Nakış nakış işlenmiş, biçim biçim süslenmiş... Karlar, yüzlerce metreden gelir, hem de salına salına... Kim işler bu taneleri? Kim süsler her yeri? Acaba ne diyor bu şekiller? Kim açacak bu perdeleri?
Yağmurların dizginini elinde tutan, karın dizginini de elinde tutuyor. Atın dizginlerine sahip olan bir arabacı, arabasını nasıl istediği yere sevk eder, aynen öyle de bulutları rüzgâr atına bindiren, onun dizginini tutan, yükseliş ve alçalış mesafelerini ayarlayan, bir de kar tanelerini hem tane tane yağdıran, hem bunların birbirine yapışarak çığ gibi başımıza düşmesini önleyen, hem de düşen kar tanelerinin her birini süsleyen de, Sani-i Kerim olan Allah'tır...
Kar yağdığı sıralarda siyah bir mukavva hazırlayınız ve hazırladığınız bu mukavvayı karın altına uzatınız. Yağan kar tanelerine büyüteçle bakınız. O zaman altı köşeli, sekiz köşeli kar taneleri göreceksiniz. Ayrıca bir genç kızın çeyizine işleyeceği nakışların bu kar taneleri üzerinde bulunduğunu da göreceksiniz. Kar tanelerine ait yazı ve resimler mecmualarda bol bol yer alıyor; bir bakın bakalım, Allah'ın sanatı nasılmış?
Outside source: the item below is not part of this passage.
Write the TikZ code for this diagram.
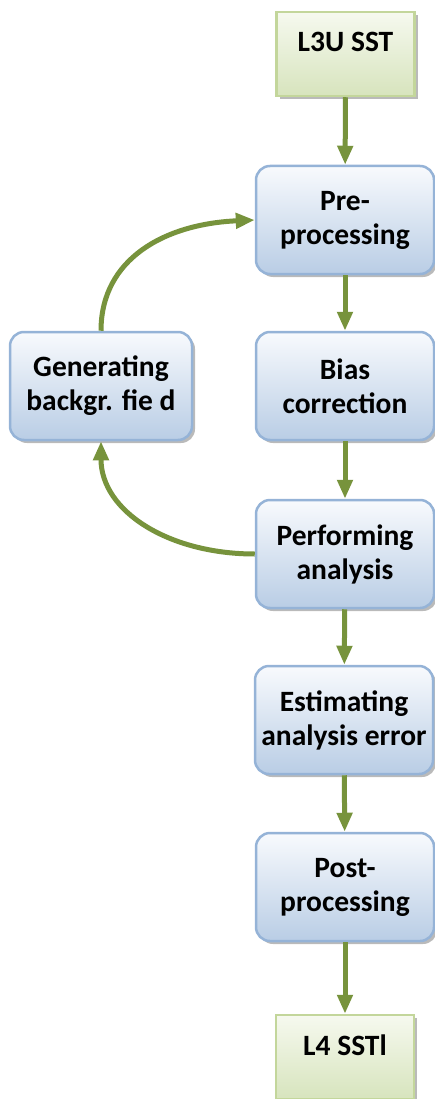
\documentclass[tikz,border=0pt]{standalone}
\usepackage{fontspec}
\setmainfont{Carlito}
\usetikzlibrary{shadows,arrows.meta}

\definecolor{verdeflecha}{RGB}{119,147,60}
\definecolor{bordeazul}{RGB}{149,179,215}
\definecolor{azularriba}{RGB}{248,250,253}
\definecolor{azulabajo}{RGB}{185,205,229}
\definecolor{bordeverde}{RGB}{195,214,155}
\definecolor{verdearriba}{RGB}{246,249,239}
\definecolor{verdeabajo}{RGB}{215,228,189}

\begin{document}
\begin{tikzpicture}[x=1pt, y=-1pt,
    paso/.style={draw=bordeazul, line width=2.5pt, rounded corners=14pt,
        top color=azularriba, bottom color=azulabajo,
        minimum width=178pt, minimum height=108pt, align=center,
        font=\bfseries\fontsize{29.5}{34}\selectfont,
        drop shadow={shadow xshift=3pt, shadow yshift=-3pt, opacity=0.45, fill=black!60}},
    dato/.style={draw=bordeverde, line width=2.5pt,
        top color=verdearriba, bottom color=verdeabajo,
        minimum width=138pt, minimum height=84pt,
        text height=20pt, text depth=24pt,
        font=\bfseries\fontsize{29.5}{34}\selectfont,
        drop shadow={shadow xshift=3pt, shadow yshift=-3pt, opacity=0.45, fill=black!60}},
    conector/.style={draw=verdeflecha, line width=5pt,
        -{Triangle[length=19pt, width=15pt]}}]
    \useasboundingbox (0,0) rectangle (435,1099);

    % Datos de entrada y salida
    \node[dato] (l3u) at (345.5,54) {L3U SST};
    \node[dato] (l4) at (345,1057) {L4 SSTl};

    % Pasos de la cadena
    \node[paso] (pre) at (345,220) {Pre-\\processing};
    \node[paso] (bias) at (345,386) {Bias\\correction};
    \node[paso] (perf) at (345,554) {Performing\\analysis};
    \node[paso] (est) at (344,720) {Estimating\\analysis error};
    \node[paso] (post) at (345,887) {Post-\\processing};
    \node[paso, minimum width=182pt] (gen) at (101,386) {Generating\\backgr. fie d};

    % Flechas verticales
    \draw[conector] (l3u) -- (pre);
    \draw[conector] (pre) -- (bias);
    \draw[conector] (bias) -- (perf);
    \draw[conector] (perf) -- (est);
    \draw[conector] (est) -- (post);
    \draw[conector] (post) -- (l4);

    % Ciclo del campo de fondo
    \draw[conector] (perf.west) .. controls +(-86,0) and +(0,70) .. (gen.south);
    \draw[conector] (gen.north) .. controls +(0,-72) and +(-90,4) .. (pre.west);
\end{tikzpicture}
\end{document}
Wilson A. Bentley 1885'te kar tanelerinin fotoğraflarını çekmiş. Bunun için elli sene soğuğa ve çetin hava şartlarına göğüs germiş. En büyük problem, kar tanelerinin fotoğrafını çekebilmek için, onların kalıbını almak... New York Üniversitesi Atmosferik İlimler Araştırma Merkezi Müdürü J. Schaefer bu işi halletmişti. Bulunan kimyevi maddelerle kar tanelerinin kalıpları alınıyor, mikroskop altında inceleniyor ve fotoğrafları çekiliyor... Bentley 1931 yılında 2000 kadar kar resmini hazırlayıp, neşretmiş.
Sonuç: Hiçbir kar kristali birbirine benzememektedir!
Yağmakta olan kar tanelerini alıp inceledikçe yeni yeni şekiller görmek mümkün. 18 santimetrekarelik bir kar alanının kalınlığı 25 santim ise burada bir milyondan fazla kar tanesinin olduğu düşünülürse ve bu kar tanelerinin de birbirine benzemediği hatırlanırsa, meselenin ciddiyeti kendiliğinden anlaşılır. Bu kadar kar tanesi ve bir o kadar şekil... Sanatkârı takdir etmemek elde değil!
Kar tanelerindeki nakışlara bakınca, bir dindar şahıs çıkıp, "Her kar tanesini yere indiren bir melek vardır" dese, itiraz edemeyiz.
Kar, bazen sulu sepken, bazen fırtınalı yağar. Tipi, oldukça korku salar. Kurt, dumanlı havayı severmiş. Fakirler, tipide donar. Fakat kışın soğuğu, fırtınası, çatık suratı ötesinde baharın çiçekleri ve bereketi vardır.